CRT Biweekly Newsletter July 25, 2016

  • Attorney General Loretta E. Lynch released the following statement last week after the Fifth Circuit Court of Appeals ruled against Texas’s voter ID law: “I am pleased with today’s decision by the full U.S. Court of Appeals for the Fifth Circuit holding that Texas’s 2011 photographic voter identification law violates Section 2 of the Voting Rights Act.  This decision affirms our position that Texas’s highly restrictive voter ID law abridges the right to vote on account of race or color, and orders appropriate relief before yet another election passes.”
  • The Justice Department issued its final report from “Combating Religious Discrimination Today,” the interagency community engagement initiative launched earlier this year to promote religious freedom, challenge religious discrimination and enhance enforcement of religion-based hate crimes.  The White House published a blog post discussing this report as well as a number of efforts Federal agencies are taking to address and combat religious discrimination.  Head of the Civil Rights Division Vanita Gupta also published a blog post about the report.  In addition, the Justice Department published a report that provides an update on its Religious Land Use and Institutionalized Persons Act (RLUIPA) enforcement.
  • A former deputy with the Bullitt County, Kentucky, Sheriff’s Office was convicted last week by a federal jury of two counts of willfully depriving a Bullitt County resident of his constitutional rights under color of law.
  • The Justice Department announced that it has filed a lawsuit against Bensalem Township, Pennsylvania, alleging that the township violated RLUIPA when it denied zoning approval to allow the Bensalem Masjid to build a mosque on three adjoining parcels of land in the township.
  • Vanita Gupta delivered keynote remarks at the 107th NAACP National Convention and said: “Let’s honor the lives we lost this month – the lives of civilians and officers alike: in Baton Rouge, in Falcon Heights and in Dallas – by pledging that long after the hashtags stop trending on Twitter, long after the cameras leave, we will stand firmly together to end the violence, to advance justice and to ensure equality.”
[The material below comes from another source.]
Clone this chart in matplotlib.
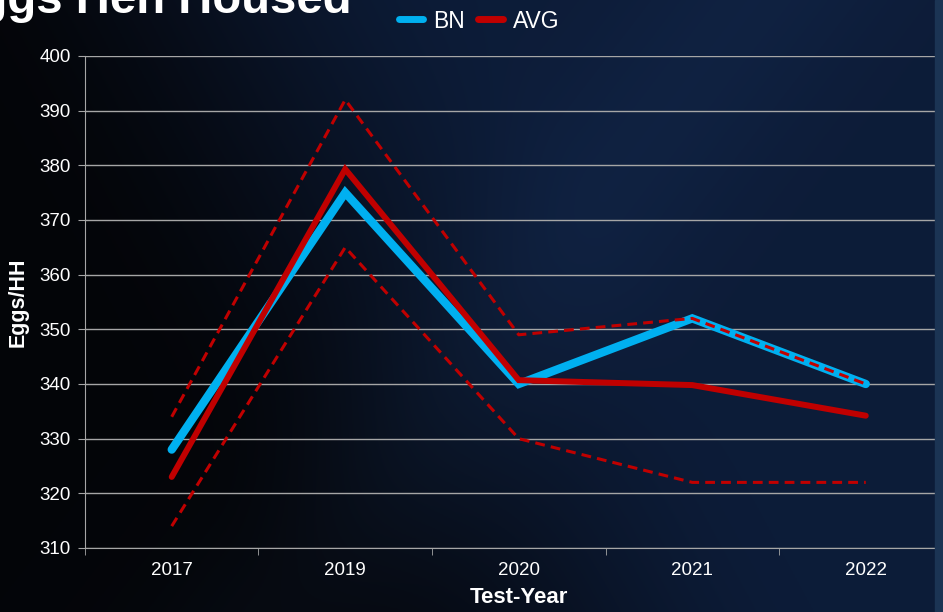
import matplotlib
matplotlib.use("Agg")
import matplotlib.pyplot as plt
import numpy as np

# data
years = ['2017', '2019', '2020', '2021', '2022']
bn = [328, 375, 340, 352, 340]
avg = [323, 379.3, 340.7, 339.8, 334.2]
upper = [334, 392, 349, 352, 340]
lower = [314, 365, 330, 322, 322]

blue = '#00b0f0'
red = '#c00000'
grid_col = '#a6a6a6'
plt.rcParams['font.family'] = ['Liberation Sans', 'DejaVu Sans']

fig = plt.figure(figsize=(9.43, 6.12), dpi=100)

# space-like background (plain gradient)
bg = fig.add_axes([0, 0, 1, 1], zorder=-10)
h, w = 306, 472
yy, xx = np.mgrid[0:h, 0:w]
xn = xx / (w - 1)
yn = yy / (h - 1)
t = np.clip((xn - 0.28 + 0.35 * (1 - yn)) / 0.6, 0, 1)
t = t * t * (3 - 2 * t)
dark = np.array([0.015, 0.02, 0.035])
navy = np.array([0.05, 0.11, 0.22])
img = dark + (navy - dark) * t[..., None]
# faint bright streak (milky way) through the middle
streak = np.exp(-((xn - 0.55) + 0.5 * (yn - 0.5)) ** 2 / 0.02) * 0.35
img = img + streak[..., None] * np.array([0.03, 0.06, 0.10])
bg.imshow(np.clip(img, 0, 1), aspect='auto', extent=[0, 1, 0, 1], origin='upper')
bg.set_axis_off()

ax = fig.add_axes([0.0901, 0.1046, 0.920, 0.8039])
ax.patch.set_alpha(0)
x = np.arange(len(years))

ax.plot(x, bn, color=blue, lw=6, solid_capstyle='round', solid_joinstyle='miter', zorder=3, label='BN')
ax.plot(x, avg, color=red, lw=4.3, solid_capstyle='round', solid_joinstyle='miter', zorder=4, label='AVG')
ax.plot(x, upper, color=red, lw=2.2, ls=(0, (3.2, 2)), zorder=5)
ax.plot(x, lower, color=red, lw=2.2, ls=(0, (3.2, 2)), zorder=5)

ax.set_ylim(310, 400)
ax.set_yticks(range(310, 401, 10))
ax.set_xlim(-0.5, len(years) - 0.5)
ax.set_xticks(x)
ax.set_xticklabels(years)
ax.set_xticks(np.arange(-0.5, len(years), 1), minor=True)
ax.yaxis.grid(True, color=grid_col, lw=1)
ax.set_axisbelow(True)
for s in ['top', 'right']:
    ax.spines[s].set_visible(False)
for s in ['left', 'bottom']:
    ax.spines[s].set_color(grid_col)
ax.tick_params(axis='x', which='major', length=0, pad=10, labelcolor='white', labelsize=13.5)
ax.tick_params(axis='x', which='minor', length=5, color=grid_col)
ax.tick_params(axis='y', length=5, color=grid_col, labelcolor='white', labelsize=13.5, pad=5)

ax.set_xlabel('Test-Year', color='white', fontsize=16, fontweight='bold', labelpad=6)
ax.set_ylabel('Eggs/HH', color='white', fontsize=15.5, fontweight='bold')
ax.yaxis.set_label_coords(-0.065, 0.5)

# lighter band on right edge
fig.patches.append(plt.Rectangle((935 / 943, 0), 1, 1, transform=fig.transFigure,
                                 color='#1b3454', zorder=20))

# title, cut off at the left edge
fig.text(352 / 943, 1 - 13 / 612, 'Eggs Hen Housed', ha='right', va='baseline',
         color='white', fontsize=34, fontweight='bold')

leg = fig.legend(loc='center', bbox_to_anchor=(479 / 943, 1 - 21 / 612), ncol=2, frameon=False,
                 fontsize=16.5, handlelength=1.05, handletextpad=0.45, columnspacing=0.6,
                 labelcolor='white')
for ln in leg.get_lines():
    ln.set_linewidth(5)
    ln.set_solid_capstyle('round')

fig.savefig('out.png', dpi=100)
  • Attorney General Lynch delivered remarks at the League of United Latin American Citizens National Convention and explained the impact of the Supreme Court’s decision in Shelby County v. Holder on the Justice Department’s election monitoring efforts: “Unfortunately, our use of observers is largely tied to the preclearance coverage formula that the Supreme Court found to be unconstitutional in Shelby County and so our ability to deploy them has been severely curtailed.  Rest assured, we will continue to monitor elections to the extent that we can, but because of Shelby County, we will be sending out fewer people with fewer capabilities this November.”  The Justice Department also published a fact sheet explaining the impact of Shelby County on these efforts.
  • A Wisconsin man was convicted by a federal jury of three counts of sex trafficking by force, threats of force or coercion; one count of conspiracy to engage in interstate transportation for prostitution; one count of interstate transportation for prostitution; one count of maintaining a property for drug trafficking; one count of using a firearm in furtherance of drug trafficking and one count of witness retaliation.  The defendant sold heroin and used violence, threats and coercion to compel three young heroin-addicted women to prostitute for his profit in Wisconsin and Minnesota.
  • A federal jury convicted the Chief of Police of Stevenson, Alabama, Daniel Winters, 56, of two counts of deprivation of civil rights under color of law: one count for beating an arrestee, identified as D.F., and one count for failing to protect the victim from harm. 
  • The Justice Department reached an agreement with the Omaha Performing Arts Society (OPAS) resolving an Americans with Disabilities Act (ADA) complaint against the Orpheum Theater in Omaha, Nebraska.  The department alleged that OPAS failed to ensure that, to the maximum extent feasible, the theater provided access to individuals with disabilities as required after the theater underwent a renovation.
  • Christopher Williams, 31, and Laquentin Brown, 34, both of Memphis, Tennessee, were sentenced to 180 months and 99 months in prison, respectively, for their roles in a sex trafficking scheme that operated out of the Riviera Motel in New Orleans. 
  • Seven Los Angeles men were charged in a 10-count indictment with participating in the 2014 firebombing of residences of African Americans living in the Boyle Heights section of Los Angeles.  The defendants were also charged for their roles in a racketeering enterprise that used violence and intimidation to control the perceived territory of the Big Hazard street gang.